This is a reprint of my editorial in Database Weekly.
Scenario One: The new third-party application, purchased by your company without your involvement, is performing poorly on SQL Server. As the DBA, you are getting a lot of flak from users and management, but your hands are severely tied as to what you can do to fix the problem.
Scenario Two: The IT budget has been cut, one DBA position has been lost, and the money promised to replace your aging hardware is nowhere to be seen. And, by the way, you now have to take over all the duties that the laid off DBA used to do.
When faced with difficult times such as these, what do you do? Do you:
- Tell management, "If you had only listened to me in the first place"?
- Whine and complain to anyone who will listen?
- Keep quiet, but seethe with internalized anger and resentment?
- Get back at the company by doing something professionally unethical?
- Look for counseling with friends, co-workers, or even professionals, to get you through the tough times?
- Start looking for a new job?
- Accept the world for what it is and plough ahead, doing the best you can with what you’ve got?

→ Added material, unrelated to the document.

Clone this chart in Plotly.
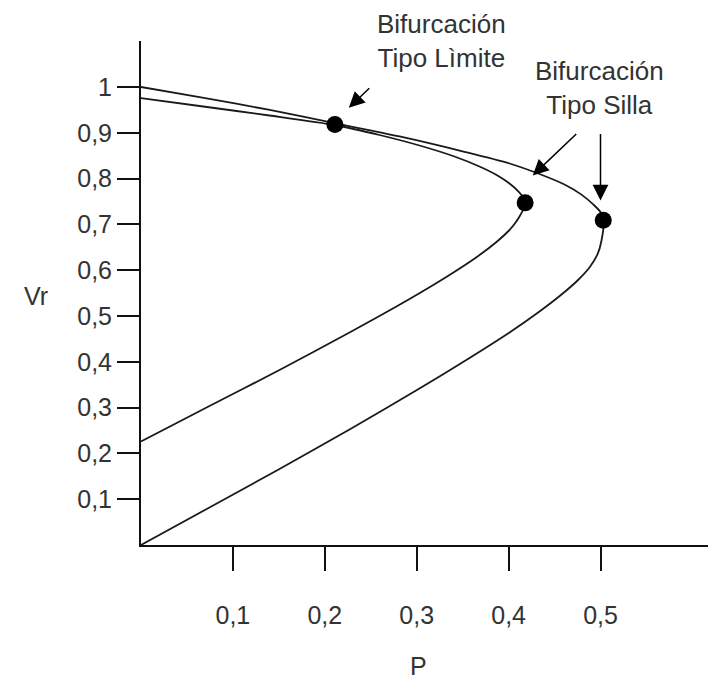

At one time or another, everyone has been dealt an unfair hand, and life is just not fair. Sometimes the problems are small, like not getting the new server you wanted, or having to work overtime. In most cases, minor issues can be brushed aside because they are just small bumps in the road.
On the other hand, as in the scenarios described above, the problems can be major and can significantly affect how you feel about yourself and others, often shaking your self-confidence, maybe even leading to depression.
So my question to you is this: When you have been placed, through no fault of your own, in a really bad situation at work, how do you deal with it? What has worked for you, and what hasn’t?